Mateusz Ćwikliński potwierdził wcześniejsze ustalenia Wirtualnej Polski, że jeden z mężczyzn był kierownikiem suszarni. - Drugi był naszym pracownikiem, który wykonywał różne czynności związane z uprawą ziemi. Tego dnia on zwoził kukurydzę. Oni tu przepracowali całe życie. To jest nieprawdopodobne, co się stało, bo obok przecież jest szkoła, blok mieszkalny - relacjonuje.
Dyrekcja i właściciele gospodarstwa zdecydowali, że środa będzie dniem wolnym od pracy, żeby pracownicy mogli dojść do siebie po tym, co się wydarzyło. - Co będzie jutro? Nie wiem. Do nas nie dociera, że ci ludzie nie żyją. Nie chcemy tutaj kolejnej tragedii - podsumowuje.
Wybuch w Przewodowie
We wtorek o godz. 15.40 doszło do wybuchu w suszarni zboża we wsi Przewodów w powiecie hrubieszowskim. Eksplozję spowodowała prawdopodobnie rakieta wystrzelona przez ukraińską obronę powietrzną.

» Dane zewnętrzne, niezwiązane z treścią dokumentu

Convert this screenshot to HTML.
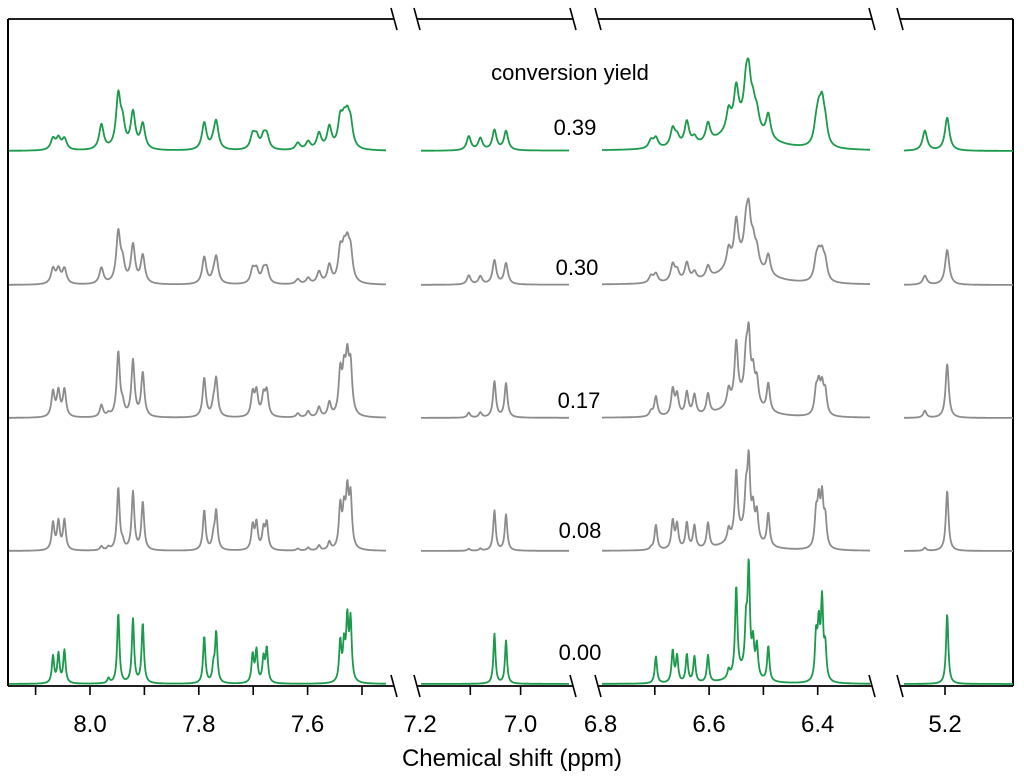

- Nic nie wskazuje na to, że był to intencjonalny atak na Polskę - przekazał w środę Andrzej Duda po spotkaniu w Biurze Bezpieczeństwa Narodowego. - W zachodniej części Ukrainy spadały rosyjskie rakiety, a ta broniła się. Mieliśmy do czynienia z bardzo poważnym starciem. Na miejscu cały czas prowadzone są czynności śledcze - dodał prezydent podczas krótkiego spotkaniu z dziennikarzami, po spotkaniu w Biurze Bezpieczeństwa Narodowego.
- Wydaje się, że w Polsce nie mieliśmy do czynienia z celowym atakiem na terytorium NATO. Wstępne analizy wskazują, że eksplozja była prawdopodobnie spowodowana przez pocisk ukraińskiej obrony przeciwlotniczej - mówił sekretarz generalny NATO Jens Stoltenberg po spotkaniu Rady Północnoatlantyckiej w środę.
Jak przekazał, do eksplozji w Polsce doszło po tym, gdy Rosja wystrzeliła rakiety na ukraińskie terytorium. - Incydent nie nastąpił z winy Ukrainy. To Rosja ponosi odpowiedzialność, bo kontynuuje nielegalną wojnę wobec Ukrainy. To Kreml musi wreszcie przerwać tę wojnę - podkreślił.